Let $f(X)=X^n+a_{n-1}X^{n-1}+\ldots a_{1}X+a_{0} \in \Bbb Q[X]$, irreducible in $\Bbb Q[X].$ Let $K_{1},K_{2},\ldots,K_{n}$ be the $n$ roots of $f(X)$ in $\mathbb{C}$. Why $\Bbb Q[K_{1},K_{2},\ldots,K_{n}] = \Bbb Q[K_{1},K_{2}, \ldots, K_{n-1}]?$

I think that i need to use the multiplicative property of dimensions of field extensions but i dont know if i'm right. Any help is appreciated!

Answer 1

Note that $f=(X-K_1)\dots(X-K_n)$. The field $F=\Bbb Q(K_1,\dots,K_{n-1})$ contains the roots $K_1,\dots,K_{n-1}$ and hence the polynomial $(X-K_1)\dots(X-K_{n-1})$ is defined over $F$. We may therefore divide $f$ by $(X-K_1)\dots(X-K_{n-1})$ and get a polynomial over $F$ again.
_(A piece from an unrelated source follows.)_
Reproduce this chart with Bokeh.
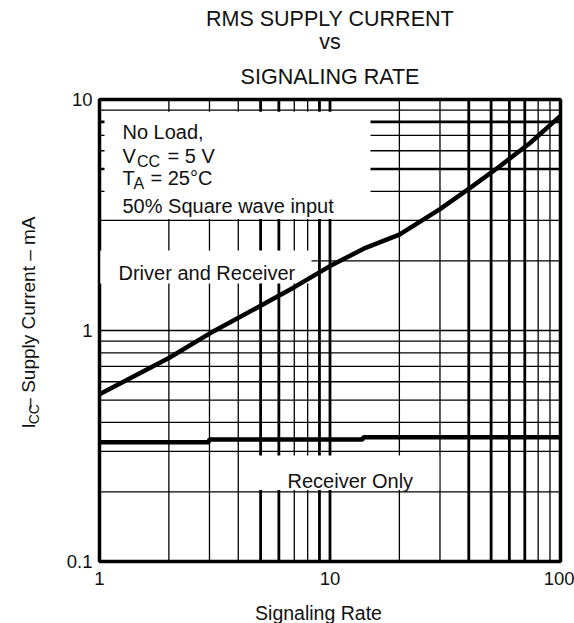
import math
from bokeh.plotting import figure
from bokeh.layouts import column, row
from bokeh.models import Label, FixedTicker, Title
from bokeh.core.properties import value
from bokeh.embed import file_html
from bokeh.resources import INLINE

# ---- data ----
rate_drv = [1, 2, 3, 5, 7, 10, 14, 20, 30, 40, 54, 74, 100]
icc_drv = [0.53, 0.76, 0.97, 1.28, 1.54, 1.90, 2.26, 2.60, 3.35, 4.10, 5.10, 6.50, 8.5]

rate_rx = [1, 2.97, 3.0, 13.8, 14.0, 100]
icc_rx = [0.328, 0.328, 0.337, 0.337, 0.345, 0.345]

x_ticks = [1, 10, 100]
x_tick_labels = ["1", "10", "100"]
y_ticks = [0.1, 1, 10]
y_tick_labels = ["0.1", "1", "10"]

x_grid = [2, 3, 4, 5, 6, 7, 8, 9, 10, 20, 30, 40, 50, 60, 70, 80, 90]
y_grid = [0.2, 0.3, 0.4, 0.5, 0.6, 0.7, 0.8, 0.9, 1, 2, 3, 4, 5, 6, 7, 8, 9]
x_grid_heavy = {5, 6, 9, 10, 40, 50, 60, 70}
y_grid_heavy = {5, 8}

title_lines = ["RMS SUPPLY CURRENT", "vs", "SIGNALING RATE"]
x_label = "Signaling Rate"
note_lines = ["No Load,", "50% Square wave input"]
curve_labels = ["Driver and Receiver", "Receiver Only"]

FONT = "Liberation Sans"
INK = "#111111"

# ---- page layout (pixels) ----
W, H = 574, 623
YLAB_W = 50             # y-label strip width
XLAB_H = 26             # x-label strip height
FL, FR, FT, FB = 99, 560, 99, 561   # frame edges on the page
MAIN_W = W - YLAB_W
MAIN_H = H - XLAB_H


def px_to_x(px):
    return 10 ** (math.log10(x_ticks[0]) + (px - FL) / (FR - FL) * 2)


def py_to_y(py):
    return 10 ** (math.log10(y_ticks[-1]) - (py - FT) / (FB - FT) * 2)


def strip(w, h):
    f = figure(width=w, height=h, x_range=(0, w), y_range=(0, h), min_border=0,
               toolbar_location=None, output_backend="svg",
               x_axis_location=None, y_axis_location=None)
    f.grid.visible = False
    f.outline_line_color = None
    f.background_fill_color = "white"
    f.border_fill_color = "white"
    return f


# ---- y-label strip (text reads bottom to top, with subscript) ----
py_ = strip(YLAB_W, MAIN_H)
def ylab_piece(txt, bx, by, size):
    py_.text(x=[bx], y=[MAIN_H - by], text=[txt], text_font=value(FONT),
             text_font_size=size, text_color=INK, text_align="left",
             text_baseline="alphabetic", angle=math.pi / 2)
ylab_piece("I", 28, 425, "19px")
ylab_piece("CC", 33, 419.7, "14px")
ylab_piece("– Supply Current – mA", 28, 399.5, "19px")

# ---- x-label strip ----
px_ = strip(W, XLAB_H)
px_.text(x=[318], y=[XLAB_H - (612 - MAIN_H)], text=[x_label],
         text_font=value(FONT), text_font_size="19.5px", text_color=INK,
         text_align="center", text_baseline="alphabetic")

# ---- main chart ----
p = figure(width=MAIN_W, height=MAIN_H, x_axis_type="log", y_axis_type="log",
           x_range=(x_ticks[0], x_ticks[-1]), y_range=(y_ticks[0], y_ticks[-1]),
           output_backend="svg", toolbar_location=None, title_location=None,
           min_border_left=FL - YLAB_W, min_border_right=W - FR,
           min_border_top=FT, min_border_bottom=MAIN_H - FB)
for txt, gap in zip(reversed(title_lines), [22, -5, 0]):
    p.add_layout(Title(text=txt, align="center", text_font=FONT, text_font_size="21.5px",
                       text_font_style="normal", text_color=INK, standoff=gap), "above")
p.grid.visible = False
p.background_fill_color = "white"
p.border_fill_color = "white"
p.outline_line_color = "black"
p.outline_line_width = 3.5

for ax, ticks, labels in ((p.xaxis, x_ticks, x_tick_labels), (p.yaxis, y_ticks, y_tick_labels)):
    ax.ticker = FixedTicker(ticks=ticks)
    ax.major_label_overrides = {t: l for t, l in zip(ticks, labels)}
    ax.major_tick_in = 0
    ax.major_tick_out = 0
    ax.minor_tick_in = 0
    ax.minor_tick_out = 0
    ax.axis_line_color = "black"
    ax.major_label_text_font = FONT
    ax.major_label_text_font_size = "18.5px"
    ax.major_label_text_color = INK
p.xaxis.axis_line_width = 3
p.yaxis.axis_line_width = 1.5
p.xaxis.major_label_standoff = 10
p.yaxis.major_label_standoff = 7

# grid drawn as segments
for xv in x_grid:
    p.segment(x0=[xv], y0=[y_ticks[0]], x1=[xv], y1=[y_ticks[-1]], line_color="black",
              line_width=2.8 if xv in x_grid_heavy else 1.3)
for yv in y_grid:
    p.segment(x0=[x_ticks[0]], y0=[yv], x1=[x_ticks[-1]], y1=[yv], line_color="black",
              line_width=2.6 if yv in y_grid_heavy else 1.3)

# white label panels that hide the grid
boxes = [(104, 370, 111.2, 218.5), (97, 311, 250, 283), (239.2, 438.7, 455, 489.5)]
for l, r, t, b in boxes:
    p.quad(left=[px_to_x(l)], right=[px_to_x(r)], top=[py_to_y(t)], bottom=[py_to_y(b)],
           fill_color="white", line_color=None)

# curves
p.line(rate_drv, icc_drv, line_color="black", line_width=4.5, line_join="round")
p.line(rate_rx, icc_rx, line_color="black", line_width=4.5)

# in-frame texts (screen units from the frame's bottom-left corner)
def lab(text, px, py, size="20px"):
    p.add_layout(Label(x=px - FL, y=FB - py, x_units="screen", y_units="screen", text=text,
                       text_font=FONT, text_font_size=size, text_color=INK,
                       text_align="left", text_baseline="alphabetic"))

lab(note_lines[0], 122, 131)
lab("V", 122, 155)
lab("CC", 136.5, 161, "16px")
lab("= 5 V", 167, 155)
lab("T", 122, 177)
lab("A", 133, 183, "16px")
lab("= 25°C", 150, 177)
lab(note_lines[1], 122, 205)
lab(curve_labels[0], 118, 272)
lab(curve_labels[1], 287, 480)

layout = column(row(py_, p), px_)
open("out.html", "w").write(file_html(layout, INLINE))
But $$\frac{f}{(X-K_1)\dots(X-K_{n-1})}=X-K_n$$ hence $K_n\in F$.

Answer 2

Well, you have $f=(x-K_1)\cdots (x-K_{n-1})(x-K_n)$ over $\Bbb C$. Thus if you have the first $n-1$ roots $K_1,\ldots,K_{n-1}$, the remaining root is given by division of $f$ into $(x-K_1)\cdots (x-K_{n-1})$.

Answer 3

The sum of the roots $K_1+\dots+K_{n-1}+K_n$ is $-a_{n-1}\in Q\subseteq Q[K_1,\dots, K_{n-1}]$.

Also $K_1+\dots+K_{n-1} \in Q[K_1,\dots, K_{n-1}]$.

So $K_n\in Q[K_1,\dots, K_{n-1}]$.